Section 27 of FA 2008 - now incorporated at CTA09/S1123(5) - extends the definition of staff costs to include compulsory contributions paid by the company in respect of benefits for directors and employees of the company under the social security legislation of all European Economic Area (EEA) States (excluding the UK, as CTA09/S1123 already provides for relief for UK compulsory contributions in the form of secondary class 1 NICs) but including Switzerland.

This extension will enable companies to claim R&D relief in respect of certain social security costs they incur on or after 1 August 2008 in respect of staff they employ in other EEA States and Switzerland. Although Switzerland is not an EEA State it has signed up to the EC social security legislation in order to ensure the free movement of people across its borders.

The range and variety of social security benefits available across the EC is very wide and the S1123(5) extension is meant to give relief only in respect of compulsory contributions similar to the UK’s Class 1 NICs. The EC Regulation No 883/2004 contains at Article 3(1) a list of legislation and compulsory contributions made in respect of that legislation will now attract R&D relief.

Companies with staff in other EEA States or Switzerland will be aware of which contributions are compulsory and which are not under the rules of each particular EEA State and the extension of the relief should cause very few problems in practice.

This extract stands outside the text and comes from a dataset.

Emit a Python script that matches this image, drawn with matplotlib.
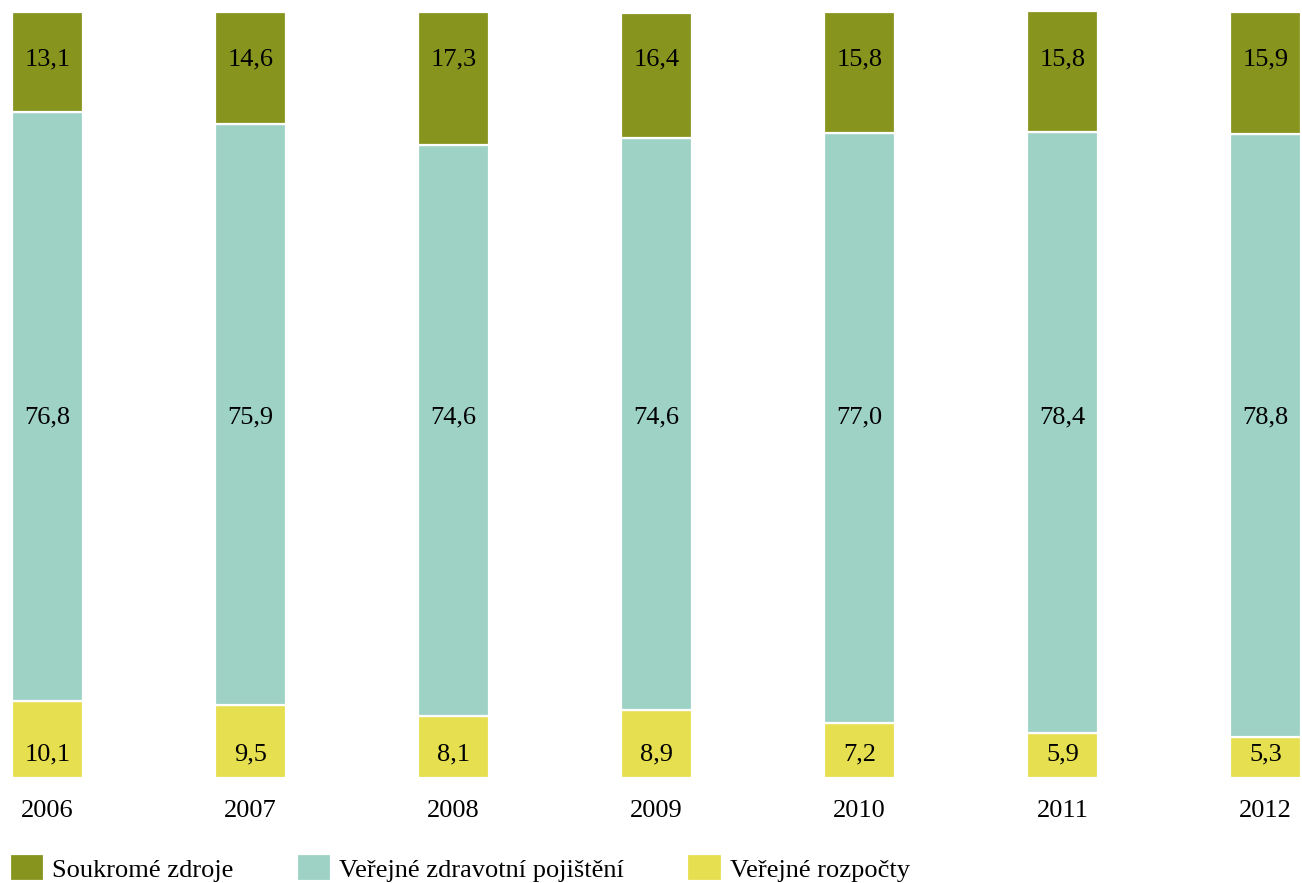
import matplotlib
matplotlib.use("Agg")
import matplotlib.pyplot as plt
import numpy as np

# data (shares in %)
years = ["2006", "2007", "2008", "2009", "2010", "2011", "2012"]
rozpocty = [10.1, 9.5, 8.1, 8.9, 7.2, 5.9, 5.3]
pojisteni = [76.8, 75.9, 74.6, 74.6, 77.0, 78.4, 78.8]
soukrome = [13.1, 14.6, 17.3, 16.4, 15.8, 15.8, 15.9]

series_names = ["Soukromé zdroje", "Veřejné zdravotní pojištění", "Veřejné rozpočty"]
colors = ["#87951f", "#9dd2c4", "#e6df50"]

plt.rcParams["font.family"] = ["Liberation Serif", "DejaVu Serif"]
FS = 19

fig = plt.figure(figsize=(13.02, 8.83), dpi=100)
ax = fig.add_axes([12 / 1302, 105 / 883, 1289 / 1302, 766 / 883])

x = np.arange(len(years))
width = 0.35
bottom_mid = np.array(rozpocty)
bottom_top = bottom_mid + np.array(pojisteni)

b_yel = ax.bar(x, rozpocty, width, color=colors[2], edgecolor="white", linewidth=1.6)
b_teal = ax.bar(x, pojisteni, width, bottom=bottom_mid, color=colors[1],
                edgecolor="white", linewidth=1.6)
b_olive = ax.bar(x, soukrome, width, bottom=bottom_top, color=colors[0],
                 edgecolor="white", linewidth=1.6)

# value labels sit at fixed heights in the original
for i in range(len(years)):
    ax.text(x[i], 93.8, f"{soukrome[i]:.1f}".replace(".", ","), ha="center",
            va="center", fontsize=FS)
    ax.text(x[i], 47.1, f"{pojisteni[i]:.1f}".replace(".", ","), ha="center",
            va="center", fontsize=FS)
    ax.text(x[i], 3.1, f"{rozpocty[i]:.1f}".replace(".", ","), ha="center",
            va="center", fontsize=FS)

ax.set_xlim(-0.175, len(years) - 1 + 0.175)
ax.set_ylim(0, 100)
ax.set_xticks(x)
ax.set_xticklabels(years, fontsize=FS)
ax.tick_params(axis="x", length=0, pad=16)
ax.set_yticks([])
for s in ax.spines.values():
    s.set_visible(False)

fig.legend([b_olive, b_teal, b_yel], series_names, loc="center left",
           bbox_to_anchor=(10 / 1302, 1 - 868 / 883), ncol=3, frameon=False,
           fontsize=FS, handlelength=1.3, handleheight=1.2, handletextpad=0.3,
           columnspacing=2.4, borderpad=0, borderaxespad=0)

fig.savefig("out.png", dpi=100)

However, if areas of dispute arise as to whether or not a particular contribution is compulsory referral should be made to CTISA.

In CTA09/S1123(2) & (3) the exclusion of benefits in kind applies to all benefits provided in a non-cash way. So, car and fuel benefits, living accommodation, vouchers and the like, are all excluded. Cash reimbursements of expenses or other reimbursements with salary are not excluded. Expenditure is reimbursed if the cost is initially borne by the employee. So, for example, expenditure incurred by an employee using a credit card in the name of the company would not be reimbursed expenditure because the cost was not initially borne by the employee.

But for benefits in kind paid in accounting periods ending on or after 6 April 2003, but incurred prior to 1 April 2004 see CIRD83250.

Redundancy payments

In accordance with Nichols v Gibson (68TC611) redundancy payments made by the company are not emoluments and so are not qualifying expenditure.